If such a policy were allowed to go unchecked there could be no security in Europe, and there could be no just peace for the world.

A halt has been called. Force has had to be resorted to check the march of force. Honest dealing, the peaceful adjustment of differences, the rights of independent peoples to live their own lives, the honouring of international obligations and promises - all these things are at stake.

There was never any doubt as to where Great Britain stood in relation to them. There can be no doubt that where Great Britain stands there stand the people of the entire British world.

Bitter as we all feel at this wanton crime, this is not a moment for rhetoric; prompt as the action of many thousands must be, it is for the rest a moment for quiet thinking; for that calm fortitude which rests not upon the beating of drums, but upon the unconquerable spirit of man, created by God in His own image. What may be before us we do not know, nor how long the journey. But this we do know, that Truth is our companion on that journey; that Truth is with us in the battle, and that Truth must win.

Before I end, may I say this to you? In the bitter months that are to come, calmness, resoluteness, confidence and hard work will be required as never before. This war will involve not only soldiers and sailors and airmen, but supplies, foodstuffs, money.
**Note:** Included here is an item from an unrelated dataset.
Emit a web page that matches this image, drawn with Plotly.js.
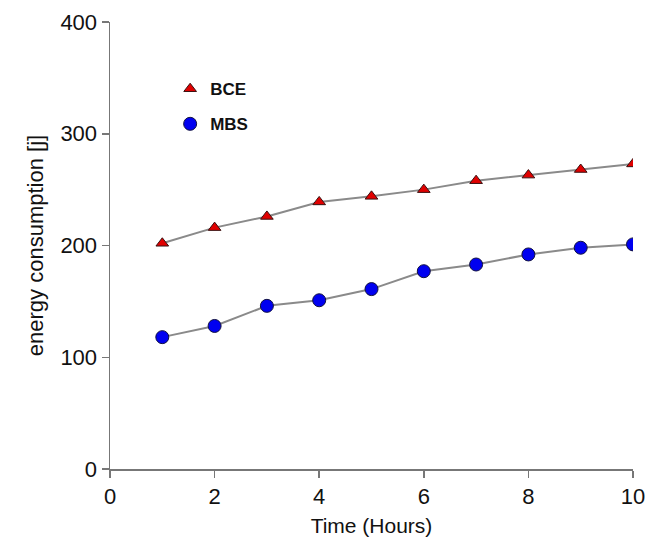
<!DOCTYPE html>
<html><head><meta charset="utf-8">
<script src="https://cdn.plot.ly/plotly-3.0.1.min.js"></script>
<style>html,body{margin:0;padding:0;background:#fff}#c{width:657px;height:545px}</style>
</head><body><div id="c"></div>
<script>
const hours = [1,2,3,4,5,6,7,8,9,10];
const bce = [202,216,226,239,244,250,258,263,268,273];
const mbs = [118,128,146,151,161,177,183,192,198,201];
const xTicks = [0,2,4,6,8,10];
const yTicks = [0,100,200,300,400];

const lineCol = '#8a8a8a';
const bceMarker = {symbol: 'triangle-up', size: 11, color: '#e00000', line: {color: '#3a1010', width: 1}};
const mbsMarker = {symbol: 'circle', size: 13, color: '#0000f0', line: {color: '#101040', width: 1}};
const traces = [
  {x: hours, y: bce, type: 'scatter', mode: 'lines', showlegend: false, line: {color: lineCol, width: 2}},
  {x: hours, y: mbs, type: 'scatter', mode: 'lines', showlegend: false, line: {color: lineCol, width: 2}},
  {x: hours, y: bce, name: 'BCE', type: 'scatter', mode: 'markers', legendgroup: 'a', marker: bceMarker},
  {x: hours, y: mbs, name: 'MBS', type: 'scatter', mode: 'markers', legendgroup: 'b', marker: mbsMarker}
];

const fam = 'Liberation Sans, Arial, sans-serif';
const tickFont = {family: fam, size: 22, color: '#111'};
const layout = {
  width: 657, height: 545,
  margin: {l: 110, r: 24, t: 22, b: 76},
  paper_bgcolor: '#fff', plot_bgcolor: '#fff',
  showlegend: true,
  legend: {x: 0.115, y: 0.89, xanchor: 'left', yanchor: 'top', bgcolor: 'rgba(0,0,0,0)',
           traceorder: 'grouped', tracegroupgap: 10,
           font: {family: fam, size: 17, weight: 'bold', color: '#111'}},
  xaxis: {range: [0, 10], tickvals: xTicks, ticktext: xTicks.map(String),
          showline: true, linecolor: '#777', linewidth: 1.5,
          ticks: 'outside', ticklen: 7, tickcolor: '#777', tickwidth: 1.5,
          showgrid: false, zeroline: false, tickfont: tickFont,
          title: {text: 'Time (Hours)', font: {family: fam, size: 21, color: '#111'}, standoff: 10}},
  yaxis: {range: [0, 400], tickvals: yTicks, ticktext: yTicks.map(String),
          showline: true, linecolor: '#777', linewidth: 1.5,
          ticks: 'outside', ticklen: 7, tickcolor: '#777', tickwidth: 1.5,
          showgrid: false, zeroline: false, tickfont: tickFont,
          title: {text: 'energy consumption [j]', font: {family: fam, size: 22, color: '#111'}, standoff: 10}}
};
Plotly.newPlot('c', traces, layout, {displayModeBar: false, staticPlot: true});
</script></body></html>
Our staying power, and particularly the staying power of the mother country, will be best assisted by keeping our production going; by continuing our avocations and our business as fully as we can; by maintaining employment and with it our strength.

I know that, in spite of the emotions we are all feeling, you will show that Australia is ready to see it through. May God in His mercy and compassion grant that the world may soon be delivered from this agony.